In a piece this week for Quartz, Delhi-based writer Veena Venugopal reported that incidents of rape are on the rise because women are increasingly reporting the crime for what it is, not “sexual harassment,” not “eve teasing,” not “the way men will be.” Meanwhile, in her rousing speech, delivered in Hindi, Krishnan says the conviction rate of rapists has been on the decline, from 46% in 1971 to 26% in 2012.
These statistics and their opposite trajectories are telling of the way Indian women now see and assert themselves—and the way society and its institutions remain stuck, even regressive.
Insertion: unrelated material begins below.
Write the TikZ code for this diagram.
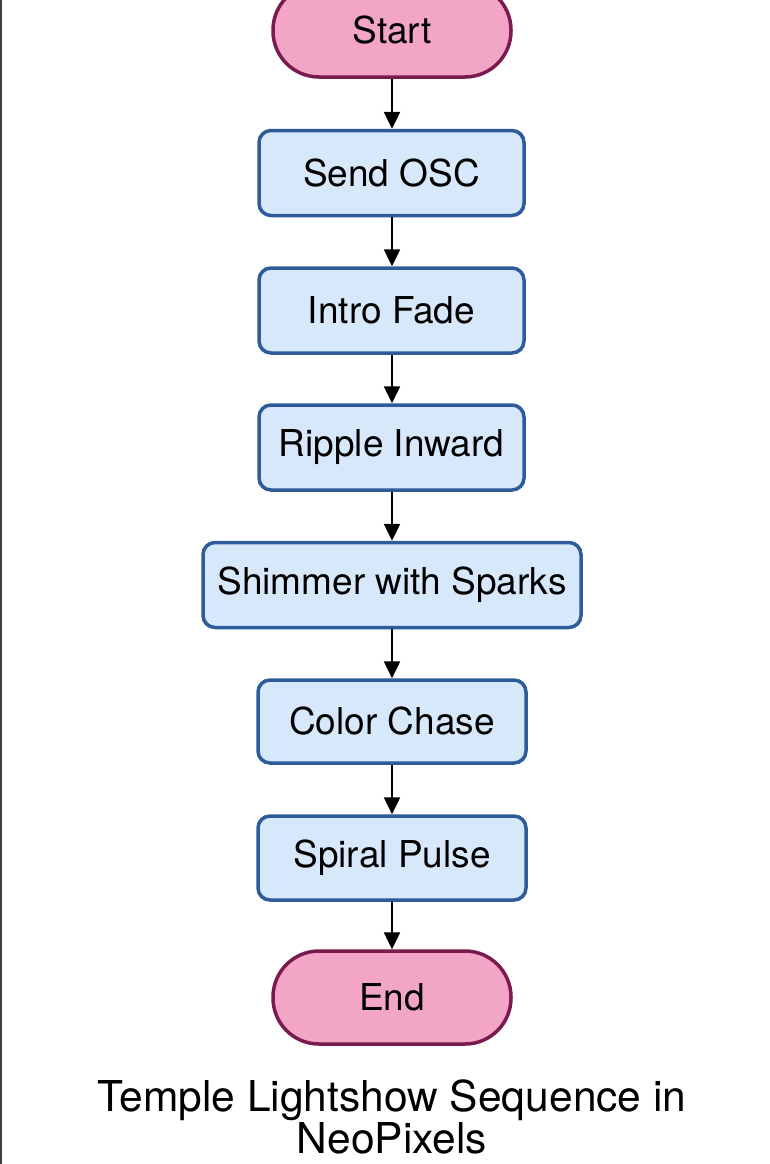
\documentclass[tikz,border=0pt]{standalone}
\usepackage{fontspec}
\setmainfont{TeX Gyre Heros}
\usetikzlibrary{arrows.meta}
\definecolor{pinkfill}{HTML}{F2A5C4}
\definecolor{pinkline}{HTML}{7B1A4F}
\definecolor{bluefill}{HTML}{D8E8FB}
\definecolor{blueline}{HTML}{2E5C9A}
\tikzset{
  term/.style={draw=pinkline, fill=pinkfill, line width=3.5pt, rounded corners=46pt,
    minimum width=238pt, minimum height=93pt, inner sep=0pt,
    font=\fontsize{37}{44}\selectfont},
  stepbox/.style={draw=blueline, fill=bluefill, line width=3.5pt, rounded corners=12pt,
    minimum height=85pt, inner sep=0pt, font=\fontsize{37}{44}\selectfont},
  flow/.style={line width=2.5pt, -{Triangle[length=17pt,width=16pt]}},
}
\begin{document}
\begin{tikzpicture}[x=1pt,y=1pt]
\useasboundingbox (0,0) rectangle (770,-1164);
\fill[white] (0,0) rectangle (770,-1164);
\draw[line width=1.5pt, black!75] (0.75,0) -- (0.75,-1164);
\node[term] (start) at (392,-30.5) {Start};
\node[stepbox, minimum width=265pt] (send) at (391.5,-173) {Send OSC};
\node[stepbox, minimum width=265pt] (intro) at (391.5,-310.5) {Intro Fade};
\node[stepbox, minimum width=265pt] (ripple) at (391.5,-447.5) {Ripple Inward};
\node[stepbox, minimum width=378pt] (shimmer) at (392,-585) {Shimmer with Sparks};
\node[stepbox, minimum width=268pt, minimum height=83pt] (chase) at (392,-721.5) {Color Chase};
\node[stepbox, minimum width=268pt, minimum height=84pt] (spiral) at (392,-858) {Spiral Pulse};
\node[term] (end) at (392,-997.5) {End};
\node[anchor=north, inner sep=0pt, align=center, font=\fontsize{42.5}{42}\selectfont] (title) at (392,-1080)
  {Temple Lightshow Sequence in\\NeoPixels};
\draw[flow] (start.south -| 392,0) -- (send.north -| 392,0);
\draw[flow] (send.south -| 392,0) -- (intro.north -| 392,0);
\draw[flow] (intro.south -| 392,0) -- (ripple.north -| 392,0);
\draw[flow] (ripple.south -| 392,0) -- (shimmer.north -| 392,0);
\draw[flow] (shimmer.south -| 392,0) -- (chase.north -| 392,0);
\draw[flow] (chase.south -| 392,0) -- (spiral.north -| 392,0);
\draw[flow] (spiral.south -| 392,0) -- (end.north -| 392,0);
\end{tikzpicture}
\end{document}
There’s no better way to diminish women’s advances in the workplace (and on the homefront) in recent years. As Krishnan says:
If she simply wants to go out at night, if she wants to go out and buy a cigarette or go for a walk on the road — is this a crime for women? … We believe that regardless of whether she is indoors or outside, whether it is day or night, for whatever reason, however, she may be dressed — women have a right to freedom. And that freedom without fear is what we need to protect, to guard and respect.
It is laughable that the same government that couldn’t keep people safe at a protest today now vows to do better by women. Adding more night transport and security is a start. Installing a television and DVD player on every bus and making Krishnan’s speech required viewing, or keeping it on continuous loop, might be more effective.